Free Solo heralds a message that every professing Christian needs to be reminded of:
It takes more than physicality to persevere through life’s challenges.
More often than not, what gets left out of our Sunday morning sermons, small group conversations, and book clubs is the importance of long suffering and self-control, and the role they play in building perseverance.
Perseverance is mental fortitude.
You know, the kind of grit that makes us wanna holla, “Oh, hell yeah, I CAN and BRING IT ON!”
Perseverance isn’t something we acquire by accident. It’s an intentional act of faith. We persevere, because we know that God is greater than our present situation, and that He has something much greater waiting for us on the other side. Perseverance, just like faith keeps us going when everything else around us is screaming “STOP…WAIT, YOU CAN’T!”
Anyone who has been through or is currently in the midst of anything that has rendered their body out of their control can testify to the reality that when physicality fails, the only thing that’s left is the ability to persevere. To mentally wrestle and conquer the shame, pride, fear, and doubt that stand in the way of us completing our God-given assignments.
The day-after-day practice of perseverance was what Paul, the great Roman soldier/Jewish scholar, murderer turned evangelist, wrote about in the face of adversity.
“We are afflicted in every way, but not crushed; perplexed, but not driven to despair; persecuted but not forsaken; struck down, but not destroyed; always carrying in the body the death of Jesus, so that the life of Jesus may also be manifested in our bodies.” (2 Corinthians 4:8-10)

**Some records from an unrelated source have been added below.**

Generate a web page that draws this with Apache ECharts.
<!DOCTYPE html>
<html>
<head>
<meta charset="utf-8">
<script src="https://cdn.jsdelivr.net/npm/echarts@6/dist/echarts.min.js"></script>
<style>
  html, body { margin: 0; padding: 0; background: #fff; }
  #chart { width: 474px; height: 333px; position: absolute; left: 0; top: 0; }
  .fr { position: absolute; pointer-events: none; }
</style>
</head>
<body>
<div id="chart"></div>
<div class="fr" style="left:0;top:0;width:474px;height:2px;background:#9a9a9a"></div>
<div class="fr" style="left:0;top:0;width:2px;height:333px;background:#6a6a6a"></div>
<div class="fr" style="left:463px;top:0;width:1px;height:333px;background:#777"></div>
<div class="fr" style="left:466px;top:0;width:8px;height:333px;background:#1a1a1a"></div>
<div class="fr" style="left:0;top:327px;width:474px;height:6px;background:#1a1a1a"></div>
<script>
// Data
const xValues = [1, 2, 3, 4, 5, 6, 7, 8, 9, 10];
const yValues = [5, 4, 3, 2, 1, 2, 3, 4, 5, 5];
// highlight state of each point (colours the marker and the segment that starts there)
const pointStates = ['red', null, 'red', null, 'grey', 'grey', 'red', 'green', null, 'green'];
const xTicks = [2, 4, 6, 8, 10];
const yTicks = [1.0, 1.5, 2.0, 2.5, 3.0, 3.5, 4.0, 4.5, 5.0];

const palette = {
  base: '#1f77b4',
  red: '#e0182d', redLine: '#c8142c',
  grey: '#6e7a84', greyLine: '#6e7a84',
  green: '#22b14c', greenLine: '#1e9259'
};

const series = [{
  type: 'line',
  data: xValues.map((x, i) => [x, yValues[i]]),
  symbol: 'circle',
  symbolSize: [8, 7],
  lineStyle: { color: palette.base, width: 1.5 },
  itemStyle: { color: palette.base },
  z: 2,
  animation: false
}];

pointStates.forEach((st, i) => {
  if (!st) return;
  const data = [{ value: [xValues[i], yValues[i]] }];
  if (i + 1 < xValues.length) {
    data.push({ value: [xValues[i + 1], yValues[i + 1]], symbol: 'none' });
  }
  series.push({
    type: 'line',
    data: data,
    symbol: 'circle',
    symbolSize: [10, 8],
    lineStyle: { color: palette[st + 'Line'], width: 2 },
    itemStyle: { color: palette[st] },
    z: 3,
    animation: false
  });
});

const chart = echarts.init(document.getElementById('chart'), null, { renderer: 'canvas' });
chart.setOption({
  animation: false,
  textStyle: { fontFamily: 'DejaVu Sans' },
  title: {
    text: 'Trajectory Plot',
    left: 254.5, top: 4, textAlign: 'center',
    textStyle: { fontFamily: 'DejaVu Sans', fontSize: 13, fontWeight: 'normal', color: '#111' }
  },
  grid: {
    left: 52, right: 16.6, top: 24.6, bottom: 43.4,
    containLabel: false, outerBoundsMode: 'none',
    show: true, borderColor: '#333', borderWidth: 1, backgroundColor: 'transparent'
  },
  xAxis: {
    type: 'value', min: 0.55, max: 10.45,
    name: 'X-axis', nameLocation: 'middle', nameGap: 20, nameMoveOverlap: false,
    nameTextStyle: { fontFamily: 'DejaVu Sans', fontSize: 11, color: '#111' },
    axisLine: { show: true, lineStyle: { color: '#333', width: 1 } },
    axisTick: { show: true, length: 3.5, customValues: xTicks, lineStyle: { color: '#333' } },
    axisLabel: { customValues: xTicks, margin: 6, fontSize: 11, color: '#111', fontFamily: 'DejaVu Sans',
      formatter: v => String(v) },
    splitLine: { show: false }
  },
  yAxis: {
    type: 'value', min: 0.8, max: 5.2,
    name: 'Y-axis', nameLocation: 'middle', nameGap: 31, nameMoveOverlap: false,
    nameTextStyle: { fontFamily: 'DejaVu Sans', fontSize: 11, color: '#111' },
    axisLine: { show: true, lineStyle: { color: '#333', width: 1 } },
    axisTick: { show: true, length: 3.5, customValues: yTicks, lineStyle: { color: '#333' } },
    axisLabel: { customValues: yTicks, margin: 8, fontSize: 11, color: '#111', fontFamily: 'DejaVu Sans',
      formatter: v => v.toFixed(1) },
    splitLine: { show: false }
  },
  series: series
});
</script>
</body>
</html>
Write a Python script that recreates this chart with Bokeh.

Paul knew that with the disheartening complexities of this world it would be vital for the people of God to cling to the power and strength that the resurrection of Jesus provides. The gift of the Holy Spirit that has been imparted to us brings fortitude and provides strength to persevere through anything.

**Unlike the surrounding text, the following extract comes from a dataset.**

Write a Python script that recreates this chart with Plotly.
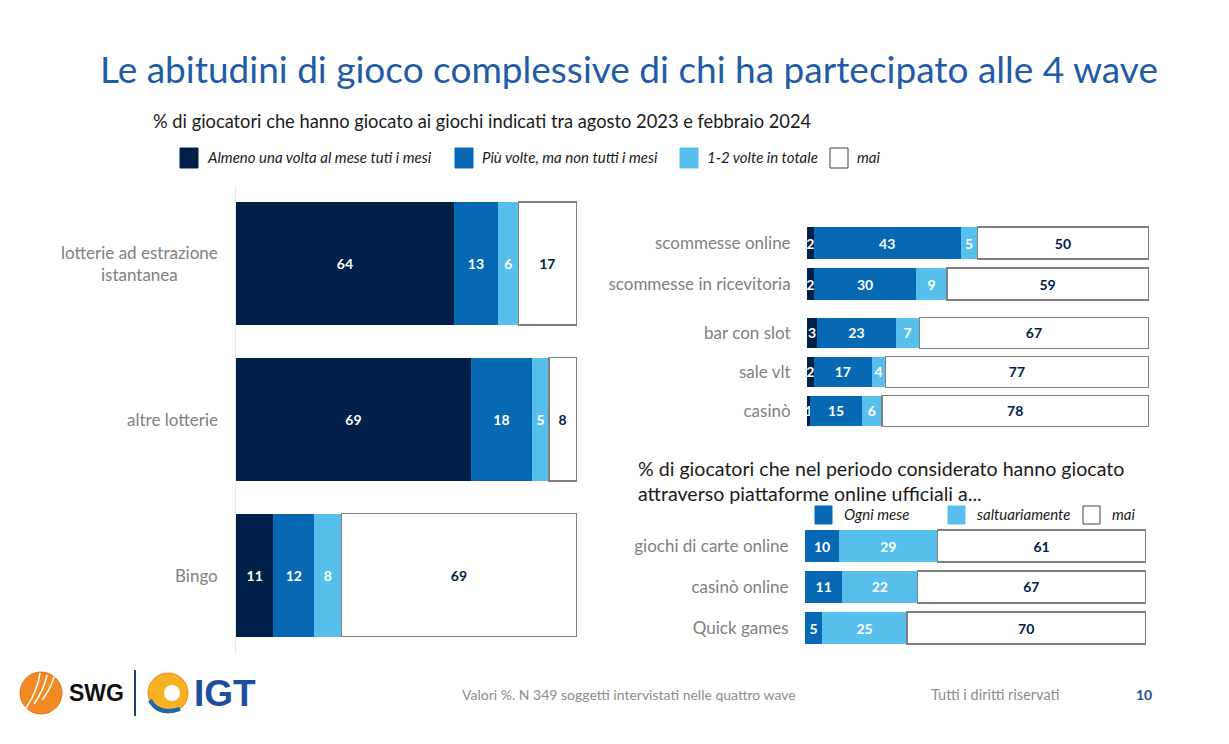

“Free soloing is almost as old as climbing itself, with roots in the 19th century. Climbers are continuing to push the boundaries. There are certainly better technical climbers than me. But if I have a particular gift, it’s a mental one – the ability to keep it together where others might freak out.” —Alex Honnold
Ashley Bell was born and raised in a little town in Virginia and moved to Portland in 2007 to attend Seminary at Multnomah University. After graduating she moved to Tallahassee, Florida. However, in 2012 the Lord so graciously provided for her to return to Portland to begin working at Multnomah, while getting another master’s in education. Ashley currently works at Portland Rescue Mission – Shepherd’s Door as the Equipping Manager. Ashley believes that discipleship is not only an essential part of our relationship with Jesus, but it is also essential in the process of becoming astute, kind, loving, citizens, that are committed to engaging relationally, and lovingly with present social realities. Her greatest desire is to be an accurate reflection of the grace and love of Jesus Christ to everyone she encounters.